• [EXERCISE DESCRIPTION] Output the first line of the listing and each line after it, up to and including the line that contains "0.185, 0.190, 0.195]", exactly as written, minus the pictures.

• [MATERIAL PROVIDED]

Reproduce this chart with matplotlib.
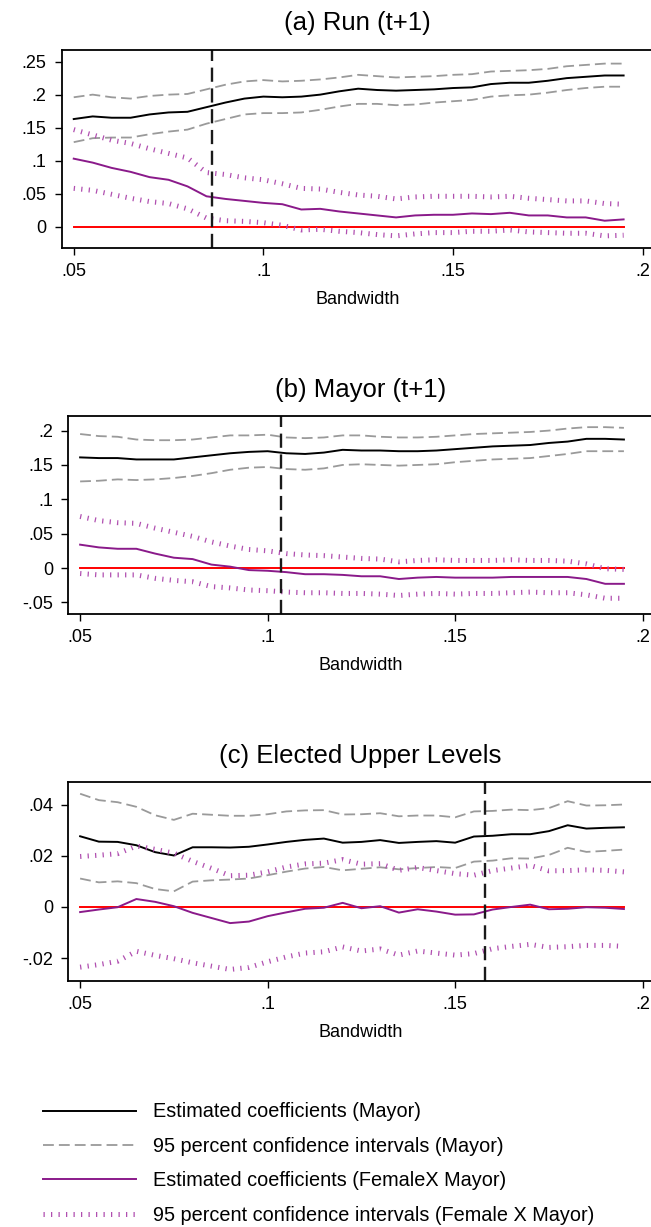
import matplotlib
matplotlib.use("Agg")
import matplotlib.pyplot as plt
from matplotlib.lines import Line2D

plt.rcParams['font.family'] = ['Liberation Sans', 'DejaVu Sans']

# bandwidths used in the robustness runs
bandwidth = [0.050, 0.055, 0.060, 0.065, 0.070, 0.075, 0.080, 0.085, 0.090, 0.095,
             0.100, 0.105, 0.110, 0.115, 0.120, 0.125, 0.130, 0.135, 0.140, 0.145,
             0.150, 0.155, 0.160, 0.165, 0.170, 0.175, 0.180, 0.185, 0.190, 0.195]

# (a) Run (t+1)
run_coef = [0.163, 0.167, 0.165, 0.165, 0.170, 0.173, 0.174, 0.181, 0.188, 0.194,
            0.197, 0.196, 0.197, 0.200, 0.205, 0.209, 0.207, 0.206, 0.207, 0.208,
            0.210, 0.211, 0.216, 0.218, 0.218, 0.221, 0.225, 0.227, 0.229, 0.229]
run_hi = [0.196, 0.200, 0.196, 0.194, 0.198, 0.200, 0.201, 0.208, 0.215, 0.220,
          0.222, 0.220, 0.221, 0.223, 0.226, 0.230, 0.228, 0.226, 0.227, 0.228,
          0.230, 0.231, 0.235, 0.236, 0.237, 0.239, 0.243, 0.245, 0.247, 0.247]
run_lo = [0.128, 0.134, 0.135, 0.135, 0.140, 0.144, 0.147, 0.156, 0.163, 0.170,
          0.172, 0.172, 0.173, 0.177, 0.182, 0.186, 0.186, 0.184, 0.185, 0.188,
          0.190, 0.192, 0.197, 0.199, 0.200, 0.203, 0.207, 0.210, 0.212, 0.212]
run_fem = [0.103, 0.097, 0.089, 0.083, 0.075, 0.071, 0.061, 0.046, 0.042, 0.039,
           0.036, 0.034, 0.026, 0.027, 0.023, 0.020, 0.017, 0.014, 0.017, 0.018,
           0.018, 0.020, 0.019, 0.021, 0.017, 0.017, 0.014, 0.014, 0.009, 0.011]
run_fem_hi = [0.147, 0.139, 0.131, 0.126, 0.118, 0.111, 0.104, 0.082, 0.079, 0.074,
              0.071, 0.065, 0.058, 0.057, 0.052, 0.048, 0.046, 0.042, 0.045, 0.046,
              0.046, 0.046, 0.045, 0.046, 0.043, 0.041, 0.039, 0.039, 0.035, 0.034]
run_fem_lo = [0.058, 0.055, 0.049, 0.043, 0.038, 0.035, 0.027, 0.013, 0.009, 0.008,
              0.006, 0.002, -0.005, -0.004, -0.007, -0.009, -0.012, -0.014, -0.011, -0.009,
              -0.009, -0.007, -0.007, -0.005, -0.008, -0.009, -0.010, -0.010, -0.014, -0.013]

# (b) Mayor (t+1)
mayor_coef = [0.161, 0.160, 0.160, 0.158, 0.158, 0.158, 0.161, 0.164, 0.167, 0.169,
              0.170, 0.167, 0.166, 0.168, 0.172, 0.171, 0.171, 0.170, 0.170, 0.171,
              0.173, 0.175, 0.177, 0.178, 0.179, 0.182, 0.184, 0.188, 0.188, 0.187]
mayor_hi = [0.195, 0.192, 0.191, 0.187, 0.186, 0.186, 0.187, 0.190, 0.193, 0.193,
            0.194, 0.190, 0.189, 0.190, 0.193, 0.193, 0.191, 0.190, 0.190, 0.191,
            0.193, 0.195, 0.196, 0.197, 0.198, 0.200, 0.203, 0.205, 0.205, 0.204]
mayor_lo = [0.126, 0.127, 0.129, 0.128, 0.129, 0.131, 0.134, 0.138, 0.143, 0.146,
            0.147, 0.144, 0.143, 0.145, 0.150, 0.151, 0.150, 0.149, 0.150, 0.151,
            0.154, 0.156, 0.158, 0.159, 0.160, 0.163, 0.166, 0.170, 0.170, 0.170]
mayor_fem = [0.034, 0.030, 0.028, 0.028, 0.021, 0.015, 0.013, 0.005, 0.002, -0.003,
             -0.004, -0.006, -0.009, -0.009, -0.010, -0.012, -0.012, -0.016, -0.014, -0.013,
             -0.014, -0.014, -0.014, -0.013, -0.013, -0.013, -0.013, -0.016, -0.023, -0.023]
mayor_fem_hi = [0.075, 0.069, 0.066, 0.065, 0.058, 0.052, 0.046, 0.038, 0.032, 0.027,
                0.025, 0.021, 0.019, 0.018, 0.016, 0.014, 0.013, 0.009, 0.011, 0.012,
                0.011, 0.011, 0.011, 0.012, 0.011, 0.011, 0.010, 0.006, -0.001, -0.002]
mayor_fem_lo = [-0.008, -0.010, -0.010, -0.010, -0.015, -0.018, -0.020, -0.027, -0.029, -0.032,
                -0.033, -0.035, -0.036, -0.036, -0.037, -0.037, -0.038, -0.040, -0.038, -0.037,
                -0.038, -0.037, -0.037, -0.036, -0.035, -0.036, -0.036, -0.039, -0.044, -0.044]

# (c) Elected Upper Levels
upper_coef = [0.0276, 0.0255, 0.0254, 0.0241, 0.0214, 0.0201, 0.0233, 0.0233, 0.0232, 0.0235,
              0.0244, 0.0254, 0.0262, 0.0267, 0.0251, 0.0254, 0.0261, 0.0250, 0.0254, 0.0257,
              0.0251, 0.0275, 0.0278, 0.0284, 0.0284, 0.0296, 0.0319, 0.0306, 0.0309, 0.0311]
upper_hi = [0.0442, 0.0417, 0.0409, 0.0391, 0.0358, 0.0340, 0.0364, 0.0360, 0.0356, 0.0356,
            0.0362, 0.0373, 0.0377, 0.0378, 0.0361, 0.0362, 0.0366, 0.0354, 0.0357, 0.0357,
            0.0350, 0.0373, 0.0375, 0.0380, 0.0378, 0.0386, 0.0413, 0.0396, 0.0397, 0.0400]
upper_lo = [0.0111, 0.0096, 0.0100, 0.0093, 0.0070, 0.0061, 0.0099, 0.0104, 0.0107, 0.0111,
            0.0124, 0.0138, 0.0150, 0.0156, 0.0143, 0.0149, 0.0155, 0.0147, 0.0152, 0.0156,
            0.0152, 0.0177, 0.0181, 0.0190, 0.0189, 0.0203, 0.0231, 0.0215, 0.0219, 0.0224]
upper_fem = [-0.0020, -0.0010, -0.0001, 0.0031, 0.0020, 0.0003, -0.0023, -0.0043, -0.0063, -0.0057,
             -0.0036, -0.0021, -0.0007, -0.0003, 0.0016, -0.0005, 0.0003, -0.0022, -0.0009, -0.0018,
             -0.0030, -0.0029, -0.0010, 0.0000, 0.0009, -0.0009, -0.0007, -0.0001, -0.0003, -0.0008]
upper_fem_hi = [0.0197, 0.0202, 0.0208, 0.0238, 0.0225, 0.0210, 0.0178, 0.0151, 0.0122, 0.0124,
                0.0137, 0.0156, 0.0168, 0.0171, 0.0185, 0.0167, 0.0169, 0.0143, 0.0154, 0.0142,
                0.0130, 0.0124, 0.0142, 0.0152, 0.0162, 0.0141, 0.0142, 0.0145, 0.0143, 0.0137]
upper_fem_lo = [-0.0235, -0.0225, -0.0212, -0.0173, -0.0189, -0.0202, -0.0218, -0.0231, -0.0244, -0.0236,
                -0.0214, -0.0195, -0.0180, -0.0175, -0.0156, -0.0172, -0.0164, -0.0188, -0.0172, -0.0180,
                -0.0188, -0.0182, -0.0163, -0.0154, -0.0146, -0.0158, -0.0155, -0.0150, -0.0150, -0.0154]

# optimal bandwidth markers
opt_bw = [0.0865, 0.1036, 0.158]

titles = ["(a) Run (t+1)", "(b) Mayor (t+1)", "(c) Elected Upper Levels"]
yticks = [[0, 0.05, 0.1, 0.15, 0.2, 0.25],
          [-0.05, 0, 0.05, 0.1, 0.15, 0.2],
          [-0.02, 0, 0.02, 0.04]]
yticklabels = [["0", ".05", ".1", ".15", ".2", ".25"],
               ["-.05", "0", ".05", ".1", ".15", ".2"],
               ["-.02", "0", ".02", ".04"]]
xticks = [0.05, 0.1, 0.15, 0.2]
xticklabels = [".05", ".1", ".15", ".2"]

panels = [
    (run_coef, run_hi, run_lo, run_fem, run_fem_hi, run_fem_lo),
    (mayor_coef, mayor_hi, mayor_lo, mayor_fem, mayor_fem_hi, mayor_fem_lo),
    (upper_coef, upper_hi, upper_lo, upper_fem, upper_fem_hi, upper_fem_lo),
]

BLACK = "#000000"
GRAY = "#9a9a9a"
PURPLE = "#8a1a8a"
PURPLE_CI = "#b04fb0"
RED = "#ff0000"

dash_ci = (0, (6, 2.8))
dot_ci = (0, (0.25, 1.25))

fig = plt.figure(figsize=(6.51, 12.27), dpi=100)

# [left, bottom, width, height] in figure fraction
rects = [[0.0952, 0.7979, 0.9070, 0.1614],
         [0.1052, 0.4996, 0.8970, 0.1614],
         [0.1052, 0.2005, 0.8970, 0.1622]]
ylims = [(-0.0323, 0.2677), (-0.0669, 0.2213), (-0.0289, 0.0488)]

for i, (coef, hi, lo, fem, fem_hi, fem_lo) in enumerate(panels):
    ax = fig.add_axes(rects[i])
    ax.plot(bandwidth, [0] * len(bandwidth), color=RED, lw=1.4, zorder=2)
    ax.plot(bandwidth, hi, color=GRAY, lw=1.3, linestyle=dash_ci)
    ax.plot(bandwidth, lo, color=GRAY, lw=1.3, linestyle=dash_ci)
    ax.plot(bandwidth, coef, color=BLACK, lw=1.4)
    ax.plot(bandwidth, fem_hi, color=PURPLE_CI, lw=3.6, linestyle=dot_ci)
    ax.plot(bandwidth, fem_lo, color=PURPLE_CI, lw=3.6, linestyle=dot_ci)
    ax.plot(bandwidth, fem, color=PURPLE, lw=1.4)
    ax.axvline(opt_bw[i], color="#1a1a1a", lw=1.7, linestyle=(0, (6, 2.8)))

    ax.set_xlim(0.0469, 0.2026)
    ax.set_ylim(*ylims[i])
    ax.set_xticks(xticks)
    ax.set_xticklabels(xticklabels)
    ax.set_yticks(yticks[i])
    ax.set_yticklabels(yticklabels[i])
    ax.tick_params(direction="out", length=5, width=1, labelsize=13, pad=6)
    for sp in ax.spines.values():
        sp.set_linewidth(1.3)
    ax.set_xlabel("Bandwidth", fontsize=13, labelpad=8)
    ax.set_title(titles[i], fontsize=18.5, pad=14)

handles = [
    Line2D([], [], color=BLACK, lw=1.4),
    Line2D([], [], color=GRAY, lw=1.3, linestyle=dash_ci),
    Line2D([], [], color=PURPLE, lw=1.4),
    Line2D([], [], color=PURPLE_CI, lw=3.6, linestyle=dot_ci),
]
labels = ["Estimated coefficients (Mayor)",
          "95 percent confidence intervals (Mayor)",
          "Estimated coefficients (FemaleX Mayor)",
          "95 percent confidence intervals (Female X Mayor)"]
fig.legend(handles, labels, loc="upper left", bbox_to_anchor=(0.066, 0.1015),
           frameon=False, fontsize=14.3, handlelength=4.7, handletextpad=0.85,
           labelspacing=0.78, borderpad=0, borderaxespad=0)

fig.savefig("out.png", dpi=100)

• [CORRECT OUTPUT]
Reproduce this chart with matplotlib.
import matplotlib
matplotlib.use("Agg")
import matplotlib.pyplot as plt
from matplotlib.lines import Line2D

plt.rcParams['font.family'] = ['Liberation Sans', 'DejaVu Sans']

# bandwidths used in the robustness runs
bandwidth = [0.050, 0.055, 0.060, 0.065, 0.070, 0.075, 0.080, 0.085, 0.090, 0.095,
             0.100, 0.105, 0.110, 0.115, 0.120, 0.125, 0.130, 0.135, 0.140, 0.145,
             0.150, 0.155, 0.160, 0.165, 0.170, 0.175, 0.180, 0.185, 0.190, 0.195]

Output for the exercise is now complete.